(Plotting code records)
___
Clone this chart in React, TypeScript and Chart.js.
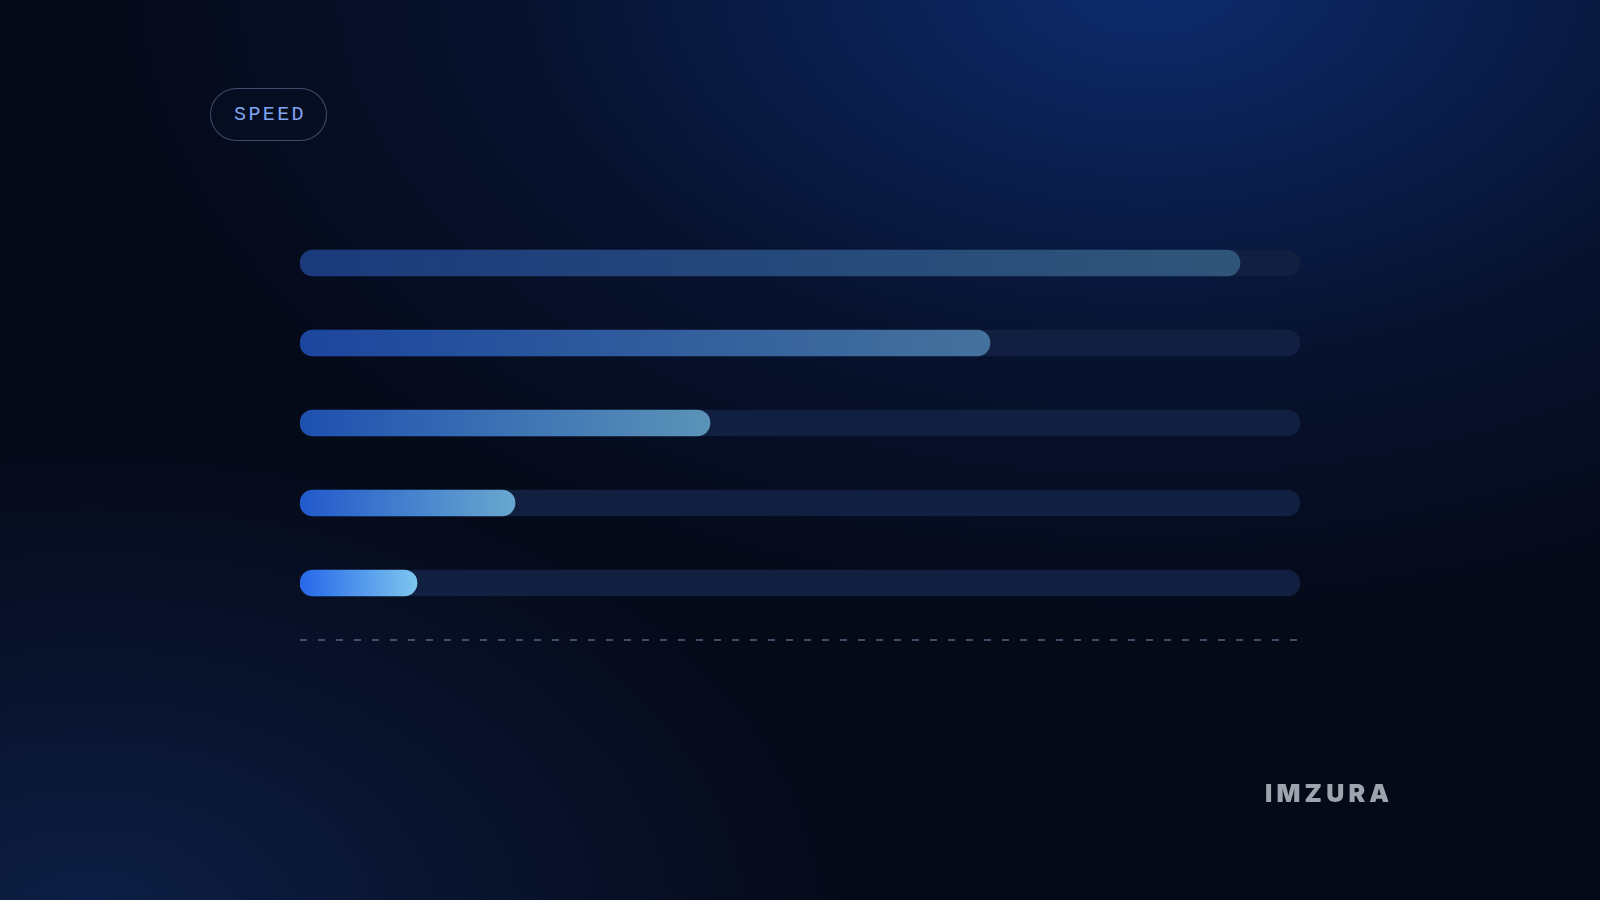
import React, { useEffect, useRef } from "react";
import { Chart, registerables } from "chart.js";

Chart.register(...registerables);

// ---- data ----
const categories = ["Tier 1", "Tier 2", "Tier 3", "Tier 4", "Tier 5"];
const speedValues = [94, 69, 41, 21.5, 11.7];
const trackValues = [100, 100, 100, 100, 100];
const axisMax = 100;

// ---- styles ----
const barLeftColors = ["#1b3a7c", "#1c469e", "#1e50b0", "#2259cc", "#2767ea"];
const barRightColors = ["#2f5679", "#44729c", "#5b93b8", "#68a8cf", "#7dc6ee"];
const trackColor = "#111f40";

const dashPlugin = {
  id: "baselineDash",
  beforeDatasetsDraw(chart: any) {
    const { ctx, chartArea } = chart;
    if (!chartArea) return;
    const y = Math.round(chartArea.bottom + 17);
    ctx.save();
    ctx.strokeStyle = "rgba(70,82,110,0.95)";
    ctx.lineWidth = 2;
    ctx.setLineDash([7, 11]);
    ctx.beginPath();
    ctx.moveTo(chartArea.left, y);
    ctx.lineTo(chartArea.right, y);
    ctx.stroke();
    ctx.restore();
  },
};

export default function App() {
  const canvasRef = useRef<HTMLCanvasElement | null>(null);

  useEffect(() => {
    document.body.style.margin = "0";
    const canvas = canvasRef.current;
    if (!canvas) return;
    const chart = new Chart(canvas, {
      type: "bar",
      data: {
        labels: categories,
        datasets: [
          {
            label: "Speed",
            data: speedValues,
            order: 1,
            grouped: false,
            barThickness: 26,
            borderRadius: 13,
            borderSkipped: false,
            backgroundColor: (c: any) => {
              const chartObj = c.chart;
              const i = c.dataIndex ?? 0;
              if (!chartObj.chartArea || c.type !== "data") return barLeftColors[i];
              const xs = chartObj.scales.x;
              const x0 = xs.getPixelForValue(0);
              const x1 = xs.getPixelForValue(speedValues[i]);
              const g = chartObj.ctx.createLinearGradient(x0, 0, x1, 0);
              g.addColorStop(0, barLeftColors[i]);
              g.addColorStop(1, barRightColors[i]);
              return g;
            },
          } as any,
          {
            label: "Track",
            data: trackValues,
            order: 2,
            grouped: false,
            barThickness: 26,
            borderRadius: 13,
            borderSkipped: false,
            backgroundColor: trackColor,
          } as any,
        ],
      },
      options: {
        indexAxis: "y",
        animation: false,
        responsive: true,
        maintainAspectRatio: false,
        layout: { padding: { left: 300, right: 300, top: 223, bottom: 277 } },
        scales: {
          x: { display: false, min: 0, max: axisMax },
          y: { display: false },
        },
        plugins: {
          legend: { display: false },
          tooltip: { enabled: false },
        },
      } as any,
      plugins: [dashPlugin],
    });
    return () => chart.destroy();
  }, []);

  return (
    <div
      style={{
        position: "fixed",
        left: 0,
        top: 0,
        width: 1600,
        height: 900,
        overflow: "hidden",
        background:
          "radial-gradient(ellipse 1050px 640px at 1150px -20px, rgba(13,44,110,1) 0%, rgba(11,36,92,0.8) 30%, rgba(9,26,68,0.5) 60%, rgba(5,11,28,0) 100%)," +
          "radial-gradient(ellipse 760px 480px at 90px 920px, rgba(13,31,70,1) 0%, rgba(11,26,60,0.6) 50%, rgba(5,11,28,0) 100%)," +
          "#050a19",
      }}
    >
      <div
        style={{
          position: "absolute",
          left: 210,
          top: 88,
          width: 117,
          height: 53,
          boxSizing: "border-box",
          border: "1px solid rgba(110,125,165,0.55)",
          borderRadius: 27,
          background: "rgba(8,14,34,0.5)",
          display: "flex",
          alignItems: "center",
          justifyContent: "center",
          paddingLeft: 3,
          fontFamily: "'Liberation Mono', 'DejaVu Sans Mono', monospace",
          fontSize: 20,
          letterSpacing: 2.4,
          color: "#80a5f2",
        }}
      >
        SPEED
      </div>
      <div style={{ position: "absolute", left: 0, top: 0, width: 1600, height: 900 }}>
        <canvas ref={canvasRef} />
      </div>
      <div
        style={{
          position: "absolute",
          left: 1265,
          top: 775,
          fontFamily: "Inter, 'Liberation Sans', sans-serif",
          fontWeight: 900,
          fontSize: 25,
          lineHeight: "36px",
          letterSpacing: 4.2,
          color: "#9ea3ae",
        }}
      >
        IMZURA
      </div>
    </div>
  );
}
___
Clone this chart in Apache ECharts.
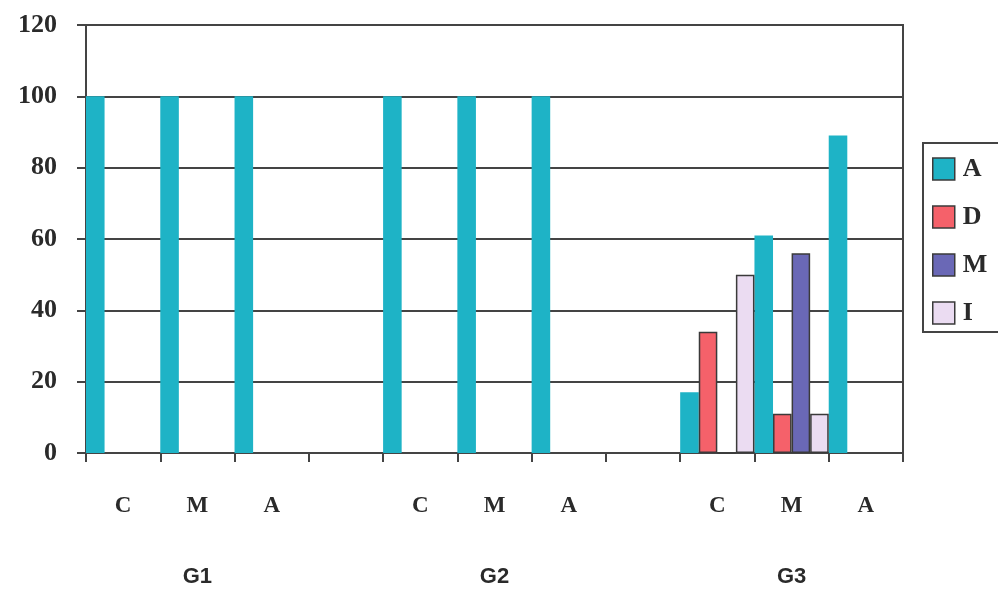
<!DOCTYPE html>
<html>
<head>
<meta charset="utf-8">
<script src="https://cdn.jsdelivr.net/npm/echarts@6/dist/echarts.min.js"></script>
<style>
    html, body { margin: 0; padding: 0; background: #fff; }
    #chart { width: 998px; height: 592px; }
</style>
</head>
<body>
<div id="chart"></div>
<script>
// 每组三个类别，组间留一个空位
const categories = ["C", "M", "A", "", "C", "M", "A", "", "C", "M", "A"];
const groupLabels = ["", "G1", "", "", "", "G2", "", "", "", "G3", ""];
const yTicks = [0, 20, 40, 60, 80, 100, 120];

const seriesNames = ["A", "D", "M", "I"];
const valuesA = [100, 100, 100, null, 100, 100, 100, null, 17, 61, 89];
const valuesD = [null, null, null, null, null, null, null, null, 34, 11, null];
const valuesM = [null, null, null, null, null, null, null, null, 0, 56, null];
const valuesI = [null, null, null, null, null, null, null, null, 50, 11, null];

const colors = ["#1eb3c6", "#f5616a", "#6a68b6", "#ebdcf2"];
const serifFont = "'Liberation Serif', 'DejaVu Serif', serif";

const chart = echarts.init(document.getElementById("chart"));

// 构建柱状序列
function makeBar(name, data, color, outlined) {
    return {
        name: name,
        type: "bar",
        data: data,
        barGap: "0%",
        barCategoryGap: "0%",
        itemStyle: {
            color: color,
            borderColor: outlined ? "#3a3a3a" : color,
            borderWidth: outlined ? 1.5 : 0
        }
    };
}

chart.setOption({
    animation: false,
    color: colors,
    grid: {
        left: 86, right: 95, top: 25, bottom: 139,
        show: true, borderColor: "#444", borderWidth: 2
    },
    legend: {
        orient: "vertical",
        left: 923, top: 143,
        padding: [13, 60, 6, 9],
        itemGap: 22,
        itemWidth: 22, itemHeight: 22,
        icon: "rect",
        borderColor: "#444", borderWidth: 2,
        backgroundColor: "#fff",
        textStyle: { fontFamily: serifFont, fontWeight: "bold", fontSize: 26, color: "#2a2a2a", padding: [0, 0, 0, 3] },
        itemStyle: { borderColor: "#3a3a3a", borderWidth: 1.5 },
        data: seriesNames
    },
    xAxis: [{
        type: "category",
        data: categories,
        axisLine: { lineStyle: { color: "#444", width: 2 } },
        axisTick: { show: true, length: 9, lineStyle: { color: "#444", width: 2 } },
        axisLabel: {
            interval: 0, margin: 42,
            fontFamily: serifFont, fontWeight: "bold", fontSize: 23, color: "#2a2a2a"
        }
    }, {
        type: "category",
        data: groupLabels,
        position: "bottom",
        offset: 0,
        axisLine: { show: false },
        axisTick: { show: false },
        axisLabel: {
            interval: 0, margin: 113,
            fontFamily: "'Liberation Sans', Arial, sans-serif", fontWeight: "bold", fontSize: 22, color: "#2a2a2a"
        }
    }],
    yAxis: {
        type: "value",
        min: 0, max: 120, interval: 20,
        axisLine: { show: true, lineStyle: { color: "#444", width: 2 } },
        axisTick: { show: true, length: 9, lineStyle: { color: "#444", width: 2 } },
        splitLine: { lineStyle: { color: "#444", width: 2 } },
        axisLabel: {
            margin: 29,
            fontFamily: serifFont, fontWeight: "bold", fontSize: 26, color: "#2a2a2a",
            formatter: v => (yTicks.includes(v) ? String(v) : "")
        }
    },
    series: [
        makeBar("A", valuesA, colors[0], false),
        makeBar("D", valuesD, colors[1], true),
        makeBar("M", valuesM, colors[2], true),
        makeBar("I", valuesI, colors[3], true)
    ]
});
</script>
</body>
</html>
___
#### [WHAT YOU NEED TO DO]
Of the lines above, quote exactly those from the one with "Clone this chart in React, TypeScript" through the one with "Chart.register(...registerables);", ends included; pictures stay out.

#### [EXPECTED ANSWER]
Clone this chart in React, TypeScript and Chart.js.
import React, { useEffect, useRef } from "react";
import { Chart, registerables } from "chart.js";

Chart.register(...registerables);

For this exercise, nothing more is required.